*YOUR GOAL:*
The listing below begins with the first line you should copy; stop after the line containing "import plotly.graph_objects as go", and drop every picture.
==== GIVEN INFORMATION
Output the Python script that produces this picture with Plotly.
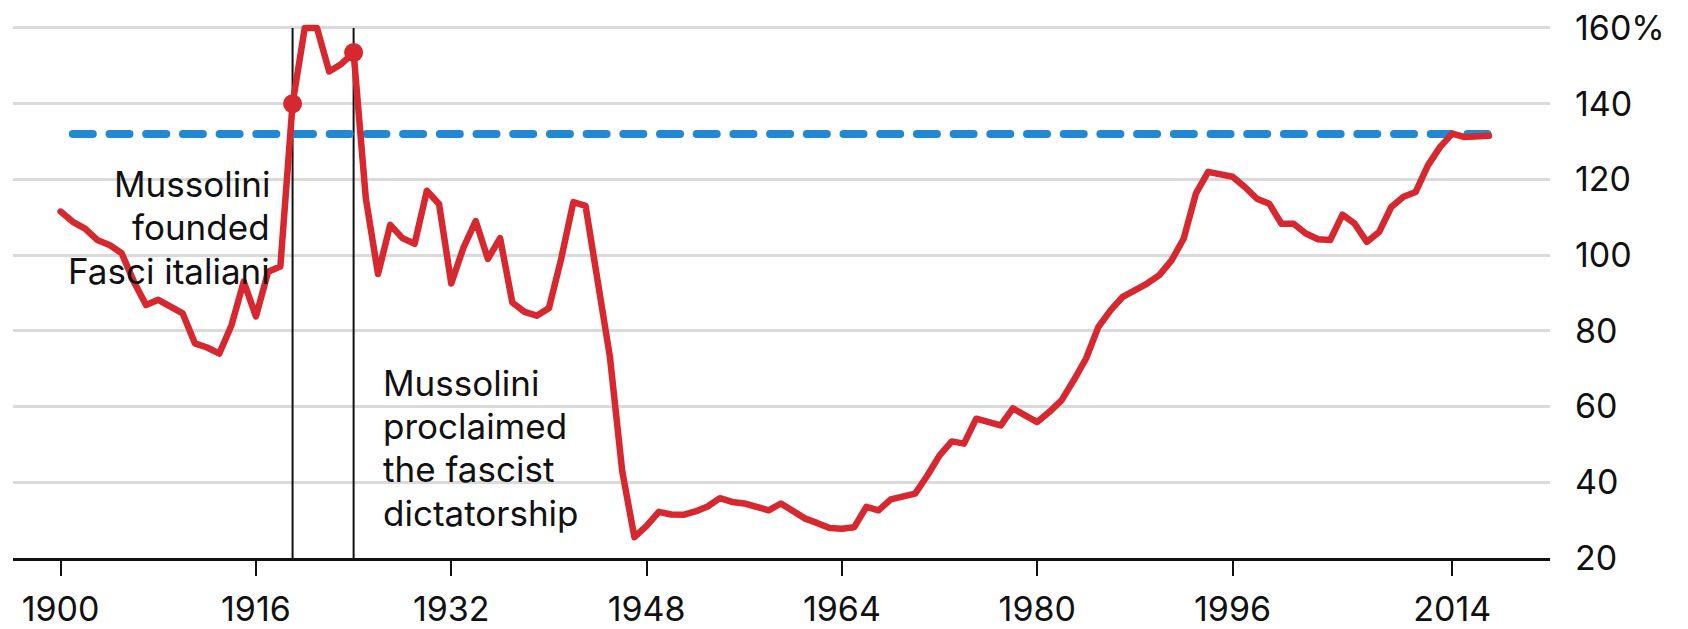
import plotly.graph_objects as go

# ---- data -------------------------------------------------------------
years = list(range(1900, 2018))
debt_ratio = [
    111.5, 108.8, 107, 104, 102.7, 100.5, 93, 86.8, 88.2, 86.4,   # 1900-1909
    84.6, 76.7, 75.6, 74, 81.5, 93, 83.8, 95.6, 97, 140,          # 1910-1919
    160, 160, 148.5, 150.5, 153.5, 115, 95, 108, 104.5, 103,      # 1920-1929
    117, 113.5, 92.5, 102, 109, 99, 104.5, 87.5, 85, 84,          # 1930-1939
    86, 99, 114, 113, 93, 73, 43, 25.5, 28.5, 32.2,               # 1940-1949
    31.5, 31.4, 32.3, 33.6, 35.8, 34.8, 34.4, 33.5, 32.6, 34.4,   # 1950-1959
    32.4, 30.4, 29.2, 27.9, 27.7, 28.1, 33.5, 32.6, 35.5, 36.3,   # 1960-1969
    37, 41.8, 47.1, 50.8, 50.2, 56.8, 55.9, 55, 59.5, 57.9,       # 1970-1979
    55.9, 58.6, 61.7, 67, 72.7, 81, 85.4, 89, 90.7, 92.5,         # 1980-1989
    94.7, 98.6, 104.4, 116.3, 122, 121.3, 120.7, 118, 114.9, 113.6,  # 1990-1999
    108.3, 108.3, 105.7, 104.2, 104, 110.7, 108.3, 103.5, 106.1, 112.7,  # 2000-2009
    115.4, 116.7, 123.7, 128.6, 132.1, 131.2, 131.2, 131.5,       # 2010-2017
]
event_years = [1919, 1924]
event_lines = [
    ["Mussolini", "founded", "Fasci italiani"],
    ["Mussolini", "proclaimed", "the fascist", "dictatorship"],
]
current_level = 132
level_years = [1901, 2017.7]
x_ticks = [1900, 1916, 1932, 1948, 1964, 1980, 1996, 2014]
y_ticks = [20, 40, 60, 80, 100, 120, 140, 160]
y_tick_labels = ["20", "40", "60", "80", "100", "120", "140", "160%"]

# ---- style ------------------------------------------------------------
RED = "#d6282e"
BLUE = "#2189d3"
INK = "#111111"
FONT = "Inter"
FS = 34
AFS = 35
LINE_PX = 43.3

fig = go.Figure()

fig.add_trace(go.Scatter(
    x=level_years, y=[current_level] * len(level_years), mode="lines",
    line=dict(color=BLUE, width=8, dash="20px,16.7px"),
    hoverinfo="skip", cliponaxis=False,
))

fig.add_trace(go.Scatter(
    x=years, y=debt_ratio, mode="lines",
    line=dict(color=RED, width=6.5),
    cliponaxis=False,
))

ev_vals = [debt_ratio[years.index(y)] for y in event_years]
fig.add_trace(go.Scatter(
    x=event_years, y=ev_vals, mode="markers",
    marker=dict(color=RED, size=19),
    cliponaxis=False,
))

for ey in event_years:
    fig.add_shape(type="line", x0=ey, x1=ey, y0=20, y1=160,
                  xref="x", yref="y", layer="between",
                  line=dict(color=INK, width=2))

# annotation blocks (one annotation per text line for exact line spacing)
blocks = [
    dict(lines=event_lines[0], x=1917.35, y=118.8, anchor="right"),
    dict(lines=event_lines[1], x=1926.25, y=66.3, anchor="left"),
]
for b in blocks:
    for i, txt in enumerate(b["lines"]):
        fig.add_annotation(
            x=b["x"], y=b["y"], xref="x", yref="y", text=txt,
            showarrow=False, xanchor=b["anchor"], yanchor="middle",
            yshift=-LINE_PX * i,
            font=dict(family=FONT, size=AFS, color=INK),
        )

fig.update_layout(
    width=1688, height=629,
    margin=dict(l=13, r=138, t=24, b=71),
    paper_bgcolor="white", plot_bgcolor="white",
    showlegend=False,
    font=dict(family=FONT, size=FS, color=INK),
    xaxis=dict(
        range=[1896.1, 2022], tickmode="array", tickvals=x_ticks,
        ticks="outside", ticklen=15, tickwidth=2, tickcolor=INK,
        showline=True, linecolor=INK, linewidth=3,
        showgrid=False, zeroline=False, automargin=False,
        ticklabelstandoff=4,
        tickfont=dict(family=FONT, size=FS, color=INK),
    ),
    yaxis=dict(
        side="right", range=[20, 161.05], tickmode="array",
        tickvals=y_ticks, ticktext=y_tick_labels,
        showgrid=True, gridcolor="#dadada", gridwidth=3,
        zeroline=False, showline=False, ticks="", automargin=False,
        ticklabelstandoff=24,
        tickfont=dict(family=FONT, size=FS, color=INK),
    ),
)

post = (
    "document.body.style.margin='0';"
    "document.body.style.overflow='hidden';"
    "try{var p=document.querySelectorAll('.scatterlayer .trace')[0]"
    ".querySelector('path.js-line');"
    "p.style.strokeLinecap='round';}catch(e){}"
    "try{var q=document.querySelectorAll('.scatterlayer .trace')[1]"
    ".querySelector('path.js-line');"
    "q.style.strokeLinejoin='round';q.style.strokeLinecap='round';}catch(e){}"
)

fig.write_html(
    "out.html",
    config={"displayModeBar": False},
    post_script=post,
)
========
*RESPONSE FOR THIS EXERCISE:*
Output the Python script that produces this picture with Plotly.
import plotly.graph_objects as go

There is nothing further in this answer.